Ich denke die Infos von who und w zeigen etwas anderes an als ich in gkrellm erwarte, nämlich nur die Anzahl der eingeloggten User.

Ich muß mal in gkrellm rumstöbern.

Danke für eure Unterstützung, ich melde mich wieder.

MaTu

----------

## mrsteven

Irgendwie scheint das so beabsichtigt zu sein, der Sinn dahinter erschließt sich mir jedoch nicht. Schließlich melde ich mich nur einmal an, egal wie viele Shellfenster ich offen habe.
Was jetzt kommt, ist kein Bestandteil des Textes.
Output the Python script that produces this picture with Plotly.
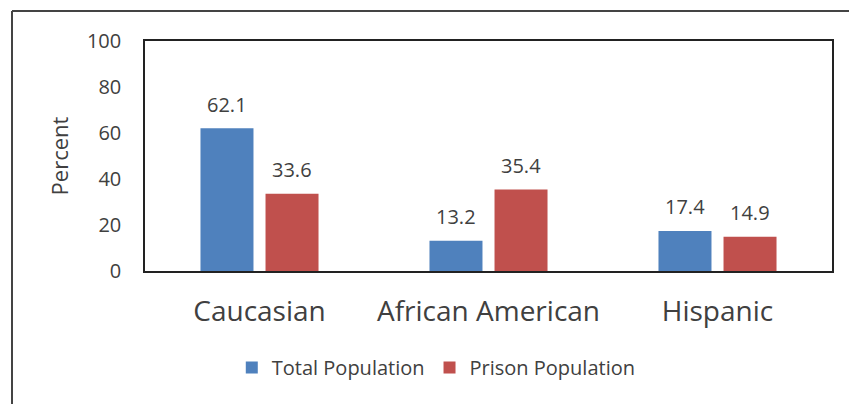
import plotly.graph_objects as go

categories = ["Caucasian", "African American", "Hispanic"]
total_population = [62.1, 13.2, 17.4]
prison_population = [33.6, 35.4, 14.9]
series_names = ["Total Population", "Prison Population"]
y_ticks = [0, 20, 40, 60, 80, 100]

BLUE = "#4F81BD"
RED = "#C0504D"
TXT = "#404040"
FONT = "Open Sans"

fig = go.Figure()
fig.add_trace(go.Bar(x=categories, y=total_population, name=series_names[0],
                     marker=dict(color=BLUE, line=dict(width=0))))
fig.add_trace(go.Bar(x=categories, y=prison_population, name=series_names[1],
                     marker=dict(color=RED, line=dict(width=0))))

annotations = []
for vals, shift in ((total_population, -32.5), (prison_population, 32.5)):
    for c, v in zip(categories, vals):
        annotations.append(dict(x=c, y=v, text=f"{v:.1f}", showarrow=False,
                                xshift=shift, yshift=24, yanchor="middle",
                                font=dict(family=FONT, size=20, color=TXT)))

L, R, T, B = 145, 17, 41, 133
W, H = 849, 404
pw, ph = W - L - R, H - T - B

def px(x):
    return (x - L) / pw

def py(y):
    return (H - B - y) / ph

shapes = [
    dict(type="line", xref="paper", yref="paper", x0=px(12), x1=px(12), y0=py(11), y1=py(420),
         line=dict(color="#444444", width=2)),
    dict(type="line", xref="paper", yref="paper", x0=px(12), x1=px(860), y0=py(11), y1=py(11),
         line=dict(color="#444444", width=2)),
]

fig.update_layout(
    width=W, height=H,
    margin=dict(l=L, r=R, t=T, b=B),
    paper_bgcolor="white", plot_bgcolor="white",
    barmode="group", bargap=0.432, bargroupgap=0.185,
    font=dict(family=FONT, color=TXT),
    showlegend=True,
    legend=dict(orientation="h", x=0.424, xanchor="center", y=-0.42, yanchor="middle",
                font=dict(family=FONT, size=20, color=TXT), itemwidth=30, traceorder="normal"),
    annotations=annotations,
    shapes=shapes,
)
fig.update_xaxes(showline=True, mirror=True, linecolor="#222222", linewidth=1.5,
                 showgrid=False, ticks="", tickfont=dict(family=FONT, size=28, color=TXT),
                 ticklabelstandoff=15)
fig.update_yaxes(range=[0, 100], tickvals=y_ticks, showline=True, mirror=True,
                 linecolor="#222222", linewidth=1.5, showgrid=False, zeroline=False,
                 ticks="", tickfont=dict(family=FONT, size=20, color=TXT),
                 ticklabelstandoff=18,
                 title=dict(text="Percent", font=dict(family=FONT, size=22, color=TXT), standoff=12))

fig.write_html("out.html")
Möchte man aus irgendwelchen Gründen die Anzahl der Logins begrenzen, kann dieses Verhalten auch ziemlich lästig sein.

Eine Lösung habe ich leider so schnell nicht, siehe auch:

 :Arrow:  https://forums.gentoo.org/viewtopic-t-799332.html

----------

## MaTu

edit: habe mir den Link nochmal angesehen, bringt kde4 die beiden Programme who und w mit?

ja, geht mir genau so.

Ist halt zuviel an Info die man da bekommt.

Wie schon oben geschrieben, dürften die Programme ja alles korrekt aus dem System extrahieren, nur für mich und gkrellm ist es zuviel an Info.

Mal sehen ob man da in gkrellm eventuell mit anderen Parameter arbeiten muß.

MaTu

----------

## firefly

ich kann das Verhalten nachstellen, aber nur wenn ich kde-base/konsole starte. Dann zeigt who bzw. w einen zusätzlichen user an der auf pts/X eingeloggt sei.

Wenn ich aber eine anderes terminal programm, z.b. rxvt-unicode, verwende, dann werden keine zusätzlichen Benutzer in der Ausgabe von who/w angezeigt.

Soweit ich das verstanden habe, registriert konsole in utmp, welche von who/w ausgewertet wird, einen neuen login des Benutzers. Vermutlich da in utmp jeder Benutzer vermerkt wird, welcher eine neue shell session eröffnet. Und dazu gehören anscheinend auch x-terminals.

xterm erstellt auch einen utmp eintrag. Nur rxvt-unicode anscheinend nicht auch wenn man explizit den utmp support über einen Kommandozeilen parameter aktiviert.

----------